WHAT IS BEING ASKED - Reproduce the listing exactly and skip over any pictures.

AVAILABLE DATA -
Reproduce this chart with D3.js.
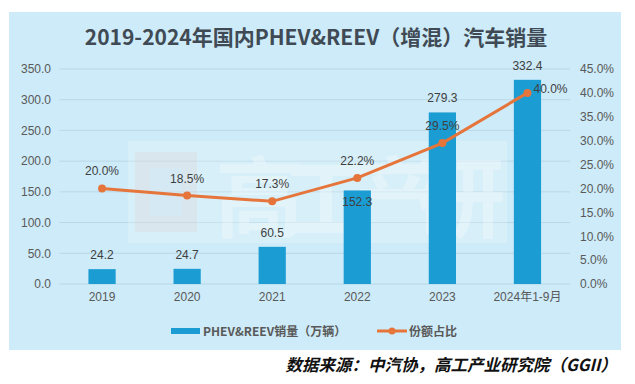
<!DOCTYPE html>
<html><head><meta charset="utf-8">
<script src="https://cdn.jsdelivr.net/npm/d3@7"></script>
<style>
html,body{margin:0;padding:0;background:#fff;}
svg{display:block;}
</style></head>
<body>
<svg id="c" width="635" height="384"></svg>
<script>
const categories = ["2019","2020","2021","2022","2023","2024年1-9月"];
const sales = [24.2, 24.7, 60.5, 152.3, 279.3, 332.4];
const share = [20.0, 18.5, 17.3, 22.2, 29.5, 40.0];
const leftTicks = [0,50,100,150,200,250,300,350];
const rightTicks = [0,5,10,15,20,25,30,35,40,45];
const title = "2019-2024年国内PHEV&REEV（增混）汽车销量";
const legendLabels = ["PHEV&REEV销量（万辆）","份额占比"];
const sourceText = "数据来源：中汽协，高工产业研究院（GGII）";

const svg = d3.select("#c");
const barColor = "#1B9DD4", lineColor = "#E5753A", textColor = "#595959";
const font = "'Liberation Sans', Arial, 'Noto Sans CJK SC', sans-serif";
const cjk = "'Noto Sans CJK SC', 'Liberation Sans', sans-serif";

// panel
svg.append("rect").attr("x",9).attr("y",12).attr("width",612).attr("height",338).attr("fill","#CDEBF8");

const x = d3.scaleBand().domain(categories).range([59.5,570]).paddingInner(0.68).paddingOuter(0.34);
const yL = d3.scaleLinear().domain([0,350]).range([284,69]);
const yR = d3.scaleLinear().domain([0,45]).range([284,69]);

// gridlines
svg.append("g").selectAll("line").data(leftTicks).join("line")
  .attr("x1",59.5).attr("x2",570).attr("y1",d=>yL(d)).attr("y2",d=>yL(d))
  .attr("stroke","#B8D8E8").attr("stroke-width",1);

// watermark
const wm = svg.append("g");
wm.append("rect").attr("x",128).attr("y",141).attr("width",379).attr("height",102).attr("fill","#ffffff").attr("opacity",0.2);
wm.append("rect").attr("x",135).attr("y",152).attr("width",62).attr("height",80).attr("fill","#E9B5AE").attr("opacity",0.15);
wm.append("rect").attr("x",150).attr("y",168).attr("width",32).attr("height",48).attr("fill","#CDEBF8").attr("opacity",0.5);
wm.append("text").attr("x",215).attr("y",230).attr("font-family",cjk).attr("font-weight","bold")
  .attr("font-size",88).attr("fill","#ffffff").attr("opacity",0.3).attr("textLength",290).text("高工产研");

// axes
const axL = d3.axisLeft(yL).tickValues(leftTicks).tickFormat(d3.format(".1f")).tickSize(0).tickPadding(0);
const gL = svg.append("g").attr("transform","translate(51,0)").call(axL);
gL.select(".domain").remove();
gL.selectAll("text").attr("font-family",font).attr("font-size",12).attr("fill",textColor);

const axR = d3.axisRight(yR).tickValues(rightTicks).tickFormat(d=>d3.format(".1f")(d)+"%").tickSize(0).tickPadding(0);
const gR = svg.append("g").attr("transform","translate(580,0)").call(axR);
gR.select(".domain").remove();
gR.selectAll("text").attr("font-family",font).attr("font-size",12).attr("fill",textColor);

const axB = d3.axisBottom(x).tickSize(0).tickPadding(0);
const gB = svg.append("g").attr("transform","translate(0,292)").call(axB);
gB.select(".domain").remove();
gB.selectAll("text").attr("font-family",font).attr("font-size",12).attr("fill",textColor).attr("dy","0.71em");

// bars
svg.append("g").selectAll("rect").data(sales).join("rect")
  .attr("x",(d,i)=>x(categories[i])).attr("width",x.bandwidth())
  .attr("y",d=>yL(d)).attr("height",d=>yL(0)-yL(d)).attr("fill",barColor);

// line
const pts = share.map((d,i)=>[x(categories[i])+x.bandwidth()/2, yR(d)]);
svg.append("path").attr("d",d3.line()(pts)).attr("fill","none").attr("stroke",lineColor).attr("stroke-width",3);
svg.append("g").selectAll("circle").data(pts).join("circle")
  .attr("cx",d=>d[0]).attr("cy",d=>d[1]).attr("r",4).attr("fill",lineColor);

// bar labels
svg.append("g").selectAll("text").data(sales).join("text")
  .attr("x",(d,i)=>x(categories[i])+x.bandwidth()/2)
  .attr("y",(d,i)=> i===3 ? yL(d)+16 : yL(d)-10)
  .attr("text-anchor","middle").attr("font-family",font).attr("font-size",12).attr("fill","#404040")
  .text(d=>d3.format(".1f")(d));

// share labels
svg.append("g").selectAll("text").data(share).join("text")
  .attr("x",(d,i)=> i===share.length-1 ? pts[i][0]+6 : pts[i][0])
  .attr("y",(d,i)=> i===share.length-1 ? pts[i][1]+0 : pts[i][1]-13)
  .attr("text-anchor",(d,i)=> i===share.length-1 ? "start" : "middle")
  .attr("font-family",font).attr("font-size",12).attr("fill","#404040")
  .text(d=>d3.format(".1f")(d)+"%");

// title
svg.append("text").attr("x",316).attr("y",45).attr("text-anchor","middle")
  .attr("font-family",cjk).attr("font-weight","bold").attr("font-size",21).attr("fill","#404A55").text(title);

// legend
const lg = svg.append("g");
lg.append("rect").attr("x",171).attr("y",328).attr("width",29).attr("height",6).attr("fill",barColor);
lg.append("text").attr("x",203).attr("y",335.5).attr("font-family",cjk).attr("font-weight","bold").attr("font-size",12).attr("fill",textColor).text(legendLabels[0]);
lg.append("line").attr("x1",377).attr("x2",407).attr("y1",331).attr("y2",331).attr("stroke",lineColor).attr("stroke-width",3);
lg.append("circle").attr("cx",392).attr("cy",331).attr("r",3.5).attr("fill",lineColor);
lg.append("text").attr("x",409).attr("y",335.5).attr("font-family",cjk).attr("font-weight","bold").attr("font-size",12).attr("fill",textColor).text(legendLabels[1]);

// source
svg.append("text").attr("x",617).attr("y",371).attr("text-anchor","end")
  .attr("font-family",cjk).attr("font-weight","bold").attr("font-style","italic").attr("font-size",16.5).attr("fill","#111").text(sourceText);
</script>
</body></html>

RESULT -
Reproduce this chart with D3.js.
<!DOCTYPE html>
<html><head><meta charset="utf-8">
<script src="https://cdn.jsdelivr.net/npm/d3@7"></script>
<style>
html,body{margin:0;padding:0;background:#fff;}
svg{display:block;}
</style></head>
<body>
<svg id="c" width="635" height="384"></svg>
<script>
const categories = ["2019","2020","2021","2022","2023","2024年1-9月"];
const sales = [24.2, 24.7, 60.5, 152.3, 279.3, 332.4];
const share = [20.0, 18.5, 17.3, 22.2, 29.5, 40.0];
const leftTicks = [0,50,100,150,200,250,300,350];
const rightTicks = [0,5,10,15,20,25,30,35,40,45];
const title = "2019-2024年国内PHEV&REEV（增混）汽车销量";
const legendLabels = ["PHEV&REEV销量（万辆）","份额占比"];
const sourceText = "数据来源：中汽协，高工产业研究院（GGII）";

const svg = d3.select("#c");
const barColor = "#1B9DD4", lineColor = "#E5753A", textColor = "#595959";
const font = "'Liberation Sans', Arial, 'Noto Sans CJK SC', sans-serif";
const cjk = "'Noto Sans CJK SC', 'Liberation Sans', sans-serif";

// panel
svg.append("rect").attr("x",9).attr("y",12).attr("width",612).attr("height",338).attr("fill","#CDEBF8");

const x = d3.scaleBand().domain(categories).range([59.5,570]).paddingInner(0.68).paddingOuter(0.34);
const yL = d3.scaleLinear().domain([0,350]).range([284,69]);
const yR = d3.scaleLinear().domain([0,45]).range([284,69]);

// gridlines
svg.append("g").selectAll("line").data(leftTicks).join("line")
  .attr("x1",59.5).attr("x2",570).attr("y1",d=>yL(d)).attr("y2",d=>yL(d))
  .attr("stroke","#B8D8E8").attr("stroke-width",1);

// watermark
const wm = svg.append("g");
wm.append("rect").attr("x",128).attr("y",141).attr("width",379).attr("height",102).attr("fill","#ffffff").attr("opacity",0.2);
wm.append("rect").attr("x",135).attr("y",152).attr("width",62).attr("height",80).attr("fill","#E9B5AE").attr("opacity",0.15);
wm.append("rect").attr("x",150).attr("y",168).attr("width",32).attr("height",48).attr("fill","#CDEBF8").attr("opacity",0.5);
wm.append("text").attr("x",215).attr("y",230).attr("font-family",cjk).attr("font-weight","bold")
  .attr("font-size",88).attr("fill","#ffffff").attr("opacity",0.3).attr("textLength",290).text("高工产研");

// axes
const axL = d3.axisLeft(yL).tickValues(leftTicks).tickFormat(d3.format(".1f")).tickSize(0).tickPadding(0);
const gL = svg.append("g").attr("transform","translate(51,0)").call(axL);
gL.select(".domain").remove();
gL.selectAll("text").attr("font-family",font).attr("font-size",12).attr("fill",textColor);

const axR = d3.axisRight(yR).tickValues(rightTicks).tickFormat(d=>d3.format(".1f")(d)+"%").tickSize(0).tickPadding(0);
const gR = svg.append("g").attr("transform","translate(580,0)").call(axR);
gR.select(".domain").remove();
gR.selectAll("text").attr("font-family",font).attr("font-size",12).attr("fill",textColor);

const axB = d3.axisBottom(x).tickSize(0).tickPadding(0);
const gB = svg.append("g").attr("transform","translate(0,292)").call(axB);
gB.select(".domain").remove();
gB.selectAll("text").attr("font-family",font).attr("font-size",12).attr("fill",textColor).attr("dy","0.71em");

// bars
svg.append("g").selectAll("rect").data(sales).join("rect")
  .attr("x",(d,i)=>x(categories[i])).attr("width",x.bandwidth())
  .attr("y",d=>yL(d)).attr("height",d=>yL(0)-yL(d)).attr("fill",barColor);

// line
const pts = share.map((d,i)=>[x(categories[i])+x.bandwidth()/2, yR(d)]);
svg.append("path").attr("d",d3.line()(pts)).attr("fill","none").attr("stroke",lineColor).attr("stroke-width",3);
svg.append("g").selectAll("circle").data(pts).join("circle")
  .attr("cx",d=>d[0]).attr("cy",d=>d[1]).attr("r",4).attr("fill",lineColor);

// bar labels
svg.append("g").selectAll("text").data(sales).join("text")
  .attr("x",(d,i)=>x(categories[i])+x.bandwidth()/2)
  .attr("y",(d,i)=> i===3 ? yL(d)+16 : yL(d)-10)
  .attr("text-anchor","middle").attr("font-family",font).attr("font-size",12).attr("fill","#404040")
  .text(d=>d3.format(".1f")(d));

// share labels
svg.append("g").selectAll("text").data(share).join("text")
  .attr("x",(d,i)=> i===share.length-1 ? pts[i][0]+6 : pts[i][0])
  .attr("y",(d,i)=> i===share.length-1 ? pts[i][1]+0 : pts[i][1]-13)
  .attr("text-anchor",(d,i)=> i===share.length-1 ? "start" : "middle")
  .attr("font-family",font).attr("font-size",12).attr("fill","#404040")
  .text(d=>d3.format(".1f")(d)+"%");

// title
svg.append("text").attr("x",316).attr("y",45).attr("text-anchor","middle")
  .attr("font-family",cjk).attr("font-weight","bold").attr("font-size",21).attr("fill","#404A55").text(title);

// legend
const lg = svg.append("g");
lg.append("rect").attr("x",171).attr("y",328).attr("width",29).attr("height",6).attr("fill",barColor);
lg.append("text").attr("x",203).attr("y",335.5).attr("font-family",cjk).attr("font-weight","bold").attr("font-size",12).attr("fill",textColor).text(legendLabels[0]);
lg.append("line").attr("x1",377).attr("x2",407).attr("y1",331).attr("y2",331).attr("stroke",lineColor).attr("stroke-width",3);
lg.append("circle").attr("cx",392).attr("cy",331).attr("r",3.5).attr("fill",lineColor);
lg.append("text").attr("x",409).attr("y",335.5).attr("font-family",cjk).attr("font-weight","bold").attr("font-size",12).attr("fill",textColor).text(legendLabels[1]);

// source
svg.append("text").attr("x",617).attr("y",371).attr("text-anchor","end")
  .attr("font-family",cjk).attr("font-weight","bold").attr("font-style","italic").attr("font-size",16.5).attr("fill","#111").text(sourceText);
</script>
</body></html>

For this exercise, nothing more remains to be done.